TRIBUNNEWS.COM - Ekonom dari Universitas Sebelas Maret (UNS) Surakarta, Retno Tanding Suryandari memberikan pandangannya perihal dikeluarkannya Indonesia dari daftar negara-negara berkembang oleh Pemerintahan Presiden Donald Trump.
Menurut Retno, terdapat sejumlah kriteria yang dapat digunakan untuk menentukan suatu negara termasuk negara berkembang atau maju.
Namun dalam langkah yang diambil oleh Pemerintahan Amerika Serikat itu, mereka menggunakan patokan keanggotaan kelompok 20 ekonomi utama alias G20.
"Sehingga Indonesia dan beberapa negara lain seperti Brazil, India, Afrika Selatan dikeluarkan dari negara berkembang dan dijadikan sebagai negara maju," ujar Retno saat dihubungi Tribunnews, Minggu (23/2/2020).
Retno melanjutkan, dampak besar dari kebijakan ini berpengaruh kepada preferensi sistem yang sebelumnya didapatkan oleh negara-negara berkembang.
Terutama dalam hal pajak masuk barang ke Amerika Serikat.
Negara Paman Sam akan menetapkan biaya impor ke negaranya lebih tinggi kepada negara-negera berkembang yang telah berubah status menjadi maju.

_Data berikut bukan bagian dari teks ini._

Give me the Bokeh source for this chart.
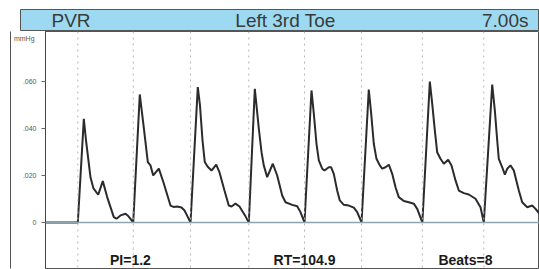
from bokeh.plotting import figure
from bokeh.layouts import column
from bokeh.models import Range1d, Span, Label, FixedTicker, LinearAxis
from bokeh.core.properties import value
from bokeh.embed import file_html
from bokeh.resources import INLINE

# ---- data ----
header_left = "PVR"
header_center = "Left 3rd Toe"
header_right = "7.00s"
duration_s = 7.00

time_s = [0.000, 0.458, 0.543, 0.574, 0.614, 0.638, 0.680, 0.747, 0.812, 0.874, 0.968, 1.006, 1.063, 1.134, 1.176, 1.243,
          1.336, 1.389, 1.450, 1.488, 1.526, 1.606, 1.672, 1.771, 1.814, 1.866, 1.927, 1.970, 2.012, 2.055,
          2.158, 2.189, 2.225, 2.257, 2.296, 2.352, 2.419, 2.466, 2.536, 2.597, 2.636, 2.692, 2.749, 2.792, 2.834, 2.881,
          2.966, 3.023, 3.061, 3.093, 3.141, 3.221, 3.283, 3.354, 3.401, 3.496, 3.567, 3.613, 3.670,
          3.769, 3.802, 3.840, 3.873, 3.921, 3.953, 4.014, 4.048, 4.085, 4.133, 4.170, 4.227, 4.298, 4.369, 4.417, 4.478,
          4.581, 4.615, 4.652, 4.690, 4.737, 4.771, 4.818, 4.865, 4.913, 4.960, 5.006, 5.077, 5.148, 5.219, 5.267, 5.340,
          5.446, 5.480, 5.517, 5.550, 5.597, 5.644, 5.706, 5.753, 5.810, 5.857, 5.928, 5.998, 6.093, 6.164, 6.211,
          6.330, 6.367, 6.401, 6.423, 6.472, 6.509, 6.543, 6.589, 6.636, 6.707, 6.755, 6.826, 6.897, 6.944, 7.000]

pressure = [0, 0, 0.0441, 0.0349, 0.0251, 0.0191, 0.0145, 0.0118, 0.0176, 0.0108, 0.0023, 0.0016, 0.0030, 0.0037, 0.0026, 0,
            0.0545, 0.0413, 0.0257, 0.0243, 0.0200, 0.0229, 0.0170, 0.0072, 0.0066, 0.0068, 0.0064, 0.0051, 0.0026, 0,
            0.0576, 0.0498, 0.0349, 0.0257, 0.0238, 0.0221, 0.0246, 0.0213, 0.0136, 0.0072, 0.0068, 0.0080, 0.0068, 0.0047, 0.0026, 0,
            0.0569, 0.0399, 0.0299, 0.0243, 0.0193, 0.0250, 0.0200, 0.0115, 0.0086, 0.0075, 0.0069, 0.0044, 0,
            0.0562, 0.0463, 0.0335, 0.0264, 0.0229, 0.0221, 0.0235, 0.0235, 0.0207, 0.0136, 0.0094, 0.0075, 0.0072, 0.0063, 0.0044, 0,
            0.0566, 0.0463, 0.0335, 0.0271, 0.0243, 0.0229, 0.0235, 0.0246, 0.0207, 0.0150, 0.0108, 0.0091, 0.0086, 0.0080, 0.0058, 0,
            0.0600, 0.0505, 0.0391, 0.0299, 0.0271, 0.0250, 0.0267, 0.0243, 0.0179, 0.0136, 0.0125, 0.0119, 0.0101, 0.0065, 0,
            0.0587, 0.0477, 0.0349, 0.0271, 0.0235, 0.0204, 0.0229, 0.0243, 0.0221, 0.0136, 0.0086, 0.0065, 0.0072, 0.0058, 0.0037]

beat_onsets = [0.458, 1.243, 2.055, 2.881, 3.670, 4.478, 5.340, 6.211]

y_ticks = [0, 0.02, 0.04, 0.06]
y_tick_labels = ["0", ".020", ".040", ".060"]
y_unit = " mmHg"
y_unit_pos = 0.0783

stat_texts = ["PI=1.2", "RT=104.9", "Beats=8"]
stat_times = [1.204, 3.670, 5.951]

FONT = "Liberation Sans"

# ---- header band ----
hdr = figure(width=539, height=31, x_range=Range1d(0, 519), y_range=Range1d(0, 22),
             x_axis_type=None, y_axis_type=None, output_backend="svg", toolbar_location=None,
             min_border_left=20, min_border_right=0, min_border_top=9, min_border_bottom=0)
hdr.frame_align = False
hdr.background_fill_color = "#9ddaf1"
hdr.border_fill_color = "white"
hdr.outline_line_color = "#555555"
for x, txt, al in [(31, header_left, "left"), (265, header_center, "center"), (508, header_right, "right")]:
    hdr.text(x=[x], y=[10.8], text=[txt], text_font=value(FONT), text_font_size="19px",
             text_color="#3a3a3a", text_align=al, text_baseline="middle")

# ---- main trace ----
p = figure(width=539, height=238, x_range=Range1d(0, duration_s), y_range=Range1d(-0.0196, 0.0813),
           x_axis_type=None, output_backend="svg", toolbar_location=None,
           min_border_left=45, min_border_right=0, min_border_top=0, min_border_bottom=1)
p.frame_align = False
p.background_fill_color = "white"
p.border_fill_color = "white"
p.outline_line_color = "#555555"
p.ygrid.visible = False

ax = p.yaxis[0]
ax.ticker = FixedTicker(ticks=y_ticks + [y_unit_pos], minor_ticks=y_ticks)
labels = {t: l for t, l in zip(y_ticks, y_tick_labels)}
labels[y_unit_pos] = y_unit
ax.major_label_overrides = labels
ax.axis_line_color = "#444444"
ax.major_tick_line_color = None
ax.major_tick_out = 0
ax.major_tick_in = 0
ax.minor_tick_line_color = "#666666"
ax.minor_tick_out = 4
ax.minor_tick_in = 0
ax.major_label_text_font = FONT
ax.major_label_text_font_size = "7px"
ax.major_label_text_color = "#555555"
ax.major_label_standoff = 5

# outer frame line, left of the tick labels
outer = LinearAxis(ticker=FixedTicker(ticks=[]), major_tick_out=0, major_tick_in=0,
                   major_tick_line_color=None, minor_tick_line_color=None,
                   major_label_text_font_size="0px", axis_line_color="#555555")
p.add_layout(outer, "left")

for t in beat_onsets:
    p.add_layout(Span(location=t, dimension="height", line_color="#b5b5b5",
                      line_dash="dotted", line_width=1))
p.add_layout(Span(location=0, dimension="width", line_color="#8ea4ae", line_width=1.5))

p.line(time_s, pressure, line_color="#2b2b2b", line_width=2)

for t, s in zip(stat_times, stat_texts):
    p.add_layout(Label(x=t, y=-0.0160, text=s, text_font=FONT, text_font_size="14px",
                       text_font_style="bold", text_color="#1a1a1a",
                       text_align="center", text_baseline="middle"))

layout = column(hdr, p, spacing=0)
open("out.html", "w").write(file_html(layout, INLINE))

Perempuan yang mengambil gelar doktoralnya di University Of North Texas ini menjelaskan apa yang dilakukan Donald Trump merupakan bagian dari sekenarionya untuk mengincar partner dangangnya, termasuk Indonesia.
"Saya kira Indonesia dari waktu ke waktu harus waspada. Indonesia menjadi satu negara yang diincar sama AS," ungkapnya.
Hal ini juga mengingat Indonesia dalam hubungan dangangnya dengan Amerika Serikat selalu mengalami surplus.
"Akan menjadi konsen pemerintah AS, bahwa surplus ini tidak boleh lebih 1 persen, kalau dulu dan sekarang masih 2 persen," kata Retno.
Retno menambahkan, ini bukan pertama kalinya Indonesia mendapatkan ancaman dari Pemerintah Amerika Serikat terkait dalam siklus perdagangan.
Semenjak Donald Trump menjadi presiden, dirinya telah melakukan sejumlah langkah untuk memperbaiki perekonomian negaranya.
Termasuk mengejar partner dangangnya demi meningkatkan neraca perdagangan surplus.